Because love is the only thing that’s real. And that’s what you’re witnessing in a split second of time that will probably be lost in ten minutes when new people come in to order their vanilla lattes and with absolutely no clue what had just happened. With no clue what went on between several human beings who had never met each other before in their lives.
Because love is so Goddamned real. Even when it’s just for a second between strangers. And it doesn’t have to belong to just you. Because it belongs to everyone.
I drive home, and don’t even have to get in my pajamas because I’m already wearing my perma-sweats. I put on my new favorite song, Adele’s “Someone Like You.” The emotion catches me like a relentless fishhook and I listen to it twenty times. I wonder if this is my way of saying goodbye to the past. Who knows? Maybe the past was just screaming to be recognized. I know New York is going on without me, but that’s somehow okay as I fill out the final form for my creative writing class that starts later this week. My future.
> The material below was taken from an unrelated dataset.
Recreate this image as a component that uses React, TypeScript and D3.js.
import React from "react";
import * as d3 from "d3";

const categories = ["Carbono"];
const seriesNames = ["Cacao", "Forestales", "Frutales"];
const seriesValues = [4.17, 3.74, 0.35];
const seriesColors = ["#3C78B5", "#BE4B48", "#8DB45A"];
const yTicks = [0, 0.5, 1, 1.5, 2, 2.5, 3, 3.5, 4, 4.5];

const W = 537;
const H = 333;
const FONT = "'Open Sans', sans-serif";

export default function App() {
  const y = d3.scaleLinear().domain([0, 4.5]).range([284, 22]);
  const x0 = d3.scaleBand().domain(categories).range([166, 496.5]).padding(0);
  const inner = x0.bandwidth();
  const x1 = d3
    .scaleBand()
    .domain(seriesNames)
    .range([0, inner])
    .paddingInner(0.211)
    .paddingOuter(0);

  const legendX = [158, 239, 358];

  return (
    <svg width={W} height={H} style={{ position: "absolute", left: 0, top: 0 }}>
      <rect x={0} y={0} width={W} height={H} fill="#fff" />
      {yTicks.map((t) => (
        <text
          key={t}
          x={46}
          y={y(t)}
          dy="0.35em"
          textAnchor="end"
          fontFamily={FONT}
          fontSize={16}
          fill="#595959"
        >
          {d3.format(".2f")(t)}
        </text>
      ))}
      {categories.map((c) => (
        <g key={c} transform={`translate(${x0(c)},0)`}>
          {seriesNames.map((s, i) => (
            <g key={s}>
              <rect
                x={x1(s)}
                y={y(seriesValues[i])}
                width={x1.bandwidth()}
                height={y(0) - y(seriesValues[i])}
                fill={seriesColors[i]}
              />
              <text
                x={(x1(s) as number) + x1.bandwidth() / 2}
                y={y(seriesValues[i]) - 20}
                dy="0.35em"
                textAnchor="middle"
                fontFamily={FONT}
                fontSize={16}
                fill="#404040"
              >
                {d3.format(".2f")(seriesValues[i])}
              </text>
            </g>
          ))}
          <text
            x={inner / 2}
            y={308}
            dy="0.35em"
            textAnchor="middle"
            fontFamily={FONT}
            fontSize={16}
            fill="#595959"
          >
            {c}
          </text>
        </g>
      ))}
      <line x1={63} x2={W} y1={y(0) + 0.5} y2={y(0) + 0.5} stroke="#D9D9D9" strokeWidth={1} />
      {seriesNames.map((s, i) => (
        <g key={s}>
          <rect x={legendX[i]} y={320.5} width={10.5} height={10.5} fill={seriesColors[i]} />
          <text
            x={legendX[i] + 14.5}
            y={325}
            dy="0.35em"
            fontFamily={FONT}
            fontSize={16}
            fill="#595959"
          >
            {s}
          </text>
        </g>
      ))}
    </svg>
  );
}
My parents pull into the driveway and enter the house fighting over who stole the garbage can and who’s fault it was that it was stolen. They have no clue I took the car. I pretend I am sleeping, but my mother comes in my room anyway to offer me some stolen brownies from the free buffet. They’re tasty, and I give her a hug goodnight and ask her to shut my light off on the way out. I go under the covers with Vito and just lie there.
I hope the young woman is okay. I silently thank her for the gift of opening my heart tonight.